Réalisé par Camille Ménager et produit par Brotherfilms, Le siècle de Sabine Weiss, documentaire inédit sur la photographe franco-suisse sera diffusé le 24 mars prochain à 22h40 sur France 5. Un film sensible et rempli d’humour à l’image d’une photographe profondément humaine.
En octobre dernier, à l’occasion de Paris Photo, était dévoilée au sein du parcours Elles X Paris Photo une sélection de 77 œuvres de Sabine Weiss, ainsi que notre hors-série à son effigie conçu en collaboration avec Women In Motion – programme lancé par Kering.

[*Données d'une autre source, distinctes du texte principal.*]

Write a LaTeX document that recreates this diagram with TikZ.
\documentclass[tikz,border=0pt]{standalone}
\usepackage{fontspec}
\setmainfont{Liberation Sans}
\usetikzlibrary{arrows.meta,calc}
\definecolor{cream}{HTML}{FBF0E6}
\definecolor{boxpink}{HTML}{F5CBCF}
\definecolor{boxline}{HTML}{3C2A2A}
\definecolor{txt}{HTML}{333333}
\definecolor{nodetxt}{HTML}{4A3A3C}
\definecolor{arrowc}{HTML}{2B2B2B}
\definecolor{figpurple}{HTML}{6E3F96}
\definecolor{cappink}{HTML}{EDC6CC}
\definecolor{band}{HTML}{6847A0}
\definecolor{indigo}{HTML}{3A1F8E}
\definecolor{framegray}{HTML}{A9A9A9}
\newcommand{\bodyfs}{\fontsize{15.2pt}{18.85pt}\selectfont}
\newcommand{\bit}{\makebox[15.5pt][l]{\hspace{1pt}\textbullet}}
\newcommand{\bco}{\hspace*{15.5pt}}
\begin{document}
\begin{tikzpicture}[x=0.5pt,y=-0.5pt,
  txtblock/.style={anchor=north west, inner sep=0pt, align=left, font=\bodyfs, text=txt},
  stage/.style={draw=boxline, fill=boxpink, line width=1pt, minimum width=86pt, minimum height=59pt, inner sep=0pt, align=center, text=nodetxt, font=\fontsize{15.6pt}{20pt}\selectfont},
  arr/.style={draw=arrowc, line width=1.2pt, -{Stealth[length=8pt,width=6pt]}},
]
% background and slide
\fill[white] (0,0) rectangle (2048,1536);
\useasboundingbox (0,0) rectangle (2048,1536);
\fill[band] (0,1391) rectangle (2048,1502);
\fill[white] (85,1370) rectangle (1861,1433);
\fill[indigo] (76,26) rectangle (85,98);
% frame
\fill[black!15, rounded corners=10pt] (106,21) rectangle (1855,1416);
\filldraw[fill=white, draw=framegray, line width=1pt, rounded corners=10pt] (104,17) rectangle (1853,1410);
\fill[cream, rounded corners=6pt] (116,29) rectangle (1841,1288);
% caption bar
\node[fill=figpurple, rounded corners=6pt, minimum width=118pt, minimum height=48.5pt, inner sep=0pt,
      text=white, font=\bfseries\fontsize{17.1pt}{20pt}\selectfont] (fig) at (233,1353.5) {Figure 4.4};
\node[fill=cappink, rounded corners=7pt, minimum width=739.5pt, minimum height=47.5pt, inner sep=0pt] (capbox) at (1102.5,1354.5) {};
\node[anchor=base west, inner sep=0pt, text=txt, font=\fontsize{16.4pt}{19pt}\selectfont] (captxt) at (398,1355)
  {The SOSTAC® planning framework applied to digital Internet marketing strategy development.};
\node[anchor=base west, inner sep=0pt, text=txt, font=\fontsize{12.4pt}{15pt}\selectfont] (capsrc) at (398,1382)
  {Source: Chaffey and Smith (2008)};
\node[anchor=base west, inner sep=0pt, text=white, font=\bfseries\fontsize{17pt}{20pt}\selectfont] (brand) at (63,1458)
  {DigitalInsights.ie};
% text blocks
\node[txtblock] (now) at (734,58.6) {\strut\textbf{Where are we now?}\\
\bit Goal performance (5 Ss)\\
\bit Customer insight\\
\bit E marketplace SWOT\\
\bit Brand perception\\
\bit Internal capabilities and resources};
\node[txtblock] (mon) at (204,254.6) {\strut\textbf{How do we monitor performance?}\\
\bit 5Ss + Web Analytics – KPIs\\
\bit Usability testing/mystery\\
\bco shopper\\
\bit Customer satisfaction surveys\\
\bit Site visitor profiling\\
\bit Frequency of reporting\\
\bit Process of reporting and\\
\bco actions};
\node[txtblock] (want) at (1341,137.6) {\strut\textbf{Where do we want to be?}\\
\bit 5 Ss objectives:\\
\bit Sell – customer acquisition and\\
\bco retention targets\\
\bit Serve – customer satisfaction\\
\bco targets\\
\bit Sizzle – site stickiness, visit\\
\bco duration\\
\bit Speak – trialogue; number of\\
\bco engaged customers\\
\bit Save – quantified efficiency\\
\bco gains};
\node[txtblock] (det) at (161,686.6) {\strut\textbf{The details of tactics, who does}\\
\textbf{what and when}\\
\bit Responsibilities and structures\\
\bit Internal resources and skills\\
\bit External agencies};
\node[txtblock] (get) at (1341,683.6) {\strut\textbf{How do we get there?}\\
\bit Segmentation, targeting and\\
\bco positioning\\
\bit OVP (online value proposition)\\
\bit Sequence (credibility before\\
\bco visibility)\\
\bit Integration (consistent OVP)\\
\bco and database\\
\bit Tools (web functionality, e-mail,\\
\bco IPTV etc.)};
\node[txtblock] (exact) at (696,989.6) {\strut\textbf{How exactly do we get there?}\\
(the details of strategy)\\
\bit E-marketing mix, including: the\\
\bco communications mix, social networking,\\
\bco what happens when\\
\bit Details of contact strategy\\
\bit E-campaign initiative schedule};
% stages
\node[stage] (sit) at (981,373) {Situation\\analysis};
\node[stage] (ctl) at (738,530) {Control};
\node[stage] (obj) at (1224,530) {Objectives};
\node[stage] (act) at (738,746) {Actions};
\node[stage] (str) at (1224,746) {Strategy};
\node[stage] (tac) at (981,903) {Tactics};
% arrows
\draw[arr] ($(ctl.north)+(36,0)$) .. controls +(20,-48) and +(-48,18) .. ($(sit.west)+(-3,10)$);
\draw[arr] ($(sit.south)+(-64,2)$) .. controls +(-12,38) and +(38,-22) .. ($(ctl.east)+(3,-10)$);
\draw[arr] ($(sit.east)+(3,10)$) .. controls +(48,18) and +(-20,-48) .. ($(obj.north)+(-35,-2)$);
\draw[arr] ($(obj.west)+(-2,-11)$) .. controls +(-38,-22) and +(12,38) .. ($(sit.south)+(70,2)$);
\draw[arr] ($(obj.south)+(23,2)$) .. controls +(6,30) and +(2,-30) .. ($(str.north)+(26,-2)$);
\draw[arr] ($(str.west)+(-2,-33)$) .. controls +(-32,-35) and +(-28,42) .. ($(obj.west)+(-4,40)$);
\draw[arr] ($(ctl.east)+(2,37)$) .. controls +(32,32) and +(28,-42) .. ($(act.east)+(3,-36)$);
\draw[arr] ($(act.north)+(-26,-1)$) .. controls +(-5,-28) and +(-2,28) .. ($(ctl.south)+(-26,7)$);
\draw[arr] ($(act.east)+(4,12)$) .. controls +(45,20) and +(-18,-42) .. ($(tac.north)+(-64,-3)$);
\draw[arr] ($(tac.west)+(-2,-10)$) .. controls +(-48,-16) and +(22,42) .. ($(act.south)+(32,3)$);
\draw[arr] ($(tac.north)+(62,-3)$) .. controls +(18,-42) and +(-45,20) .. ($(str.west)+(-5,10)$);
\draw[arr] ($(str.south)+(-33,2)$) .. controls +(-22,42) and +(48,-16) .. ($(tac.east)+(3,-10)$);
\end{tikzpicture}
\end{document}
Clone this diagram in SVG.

En exclusivité, une avant-première du Siècle de Sabine Weiss, réalisé par Camille Ménager s’était déroulée au Silencio des Prés. Le 24 mars à 22h40, le film sera rendu disponible au public sur France 5. Produit par Brotherfilms avec la participation de France Télévision et du Centre National du Cinéma et de l’Image Animée, ce documentaire revient sur des moments clefs de l’histoire de l’artiste en lui rendant un hommage appuyé.
« Quelles sont les images qui restent d’une existence passée à immortaliser l’autre, quand on atteint l’âge du crépuscule ? ». Une question hautement symbolique à laquelle la réalisatrice Camille Ménager tente de répondre avec beaucoup de tendresse. Sans intrusion, elle rend alors compte des éléments qui révèlent la photographe et de son chemin parcouru. De ses débuts à ses images dans les rues de New York, en passant par la rencontre avec son compagnon de toujours, Hugh Weiss, et la naissance de leur fille Marion, son amitié avec Doisneau, ses premiers pas dans l’agence Rapho et son exposition au MoMa… C’est tout un univers artistique qui s’offre à nous à travers sa voix et celles des personnes qui ont croisé sa route.
© Sabine Weiss
Pour l’amour des autres
Nous sommes dans le studio de Sabine Weiss en 2021, elle a 97 ans. Attentif·ves, nous la regardons faire défiler énergiquement d’anciens tirages datant de plus de cinquante ans. « Moches, moches, moches… C’est mal cadré… Il y a de bonnes intentions, mais c’est techniquement tellement mauvais », lance-t-elle avec une grande lucidité. À peine invité·es à s’immiscer dans l’intimité de la photographe, entre les planches contacts de son passé, le mystère s’efface déjà pour laisser place à toute son authenticité. Dans les bribes d’instants partagés, Camille Ménager construit un récit d’où s’élèvent des témoignages personnels, des écrits récités à haute voix et des interventions de proches. Les visages de personnes qui l’entouraient défilent à mesure que sa vie se raconte. Son assistante Laure Augustins, sa fille Marion Weiss, son amie Francine Deroudille, Virginie Chardin… Tous·tes nous parlent d’elle de façon singulière, chacun·e usant de ses propres surnoms ou expressions pour l’évoquer : « Celle qui regardait les choses minuscules avec la même intention que les choses que l’on met en majesté », une « sociologue sans le savoir », « une passeuse d’âme ». In fine, des liens se tissent naturellement entre les éléments biographiques de l’artiste, ses photographies phares, celles qu’elle jugeait mauvaises et quelques inconnues. Des liens qui, à l’instar de ceux que Sabine Weiss construisait avec les personnes qu’elle figeait, se forment dans une atmosphère bienveillante et teintée d’humour. Car dans tout cela, Camille Ménager réussit à apprivoiser l’artiste et à révéler tout l’amour qu’elle portait aux autres par la photographie.
Si le décès de Sabine Weiss est survenu pendant la réalisation du film, ce qui en a résulté se visionne comme le témoignage sensible d’une vie remplie et emplie de bonté de cœur. Après la projection, ce qui nous reste, c’est surtout l’idée d’une artiste humble, pour qui l’autre, peu importe sa condition, avait le droit d’être vu, pleinement regardé et apprécié à sa juste valeur, sans artifices. Puisque derrière son objectif, tout prenait une importance, le monde, tel qu’il était, se lisait entièrement. « Elle ne racontait pas beaucoup, elle regardait énormément, elle montrait. (…) [Dans sa vie, tous·tes] avaient le droit d’être important, de laisser une trace ».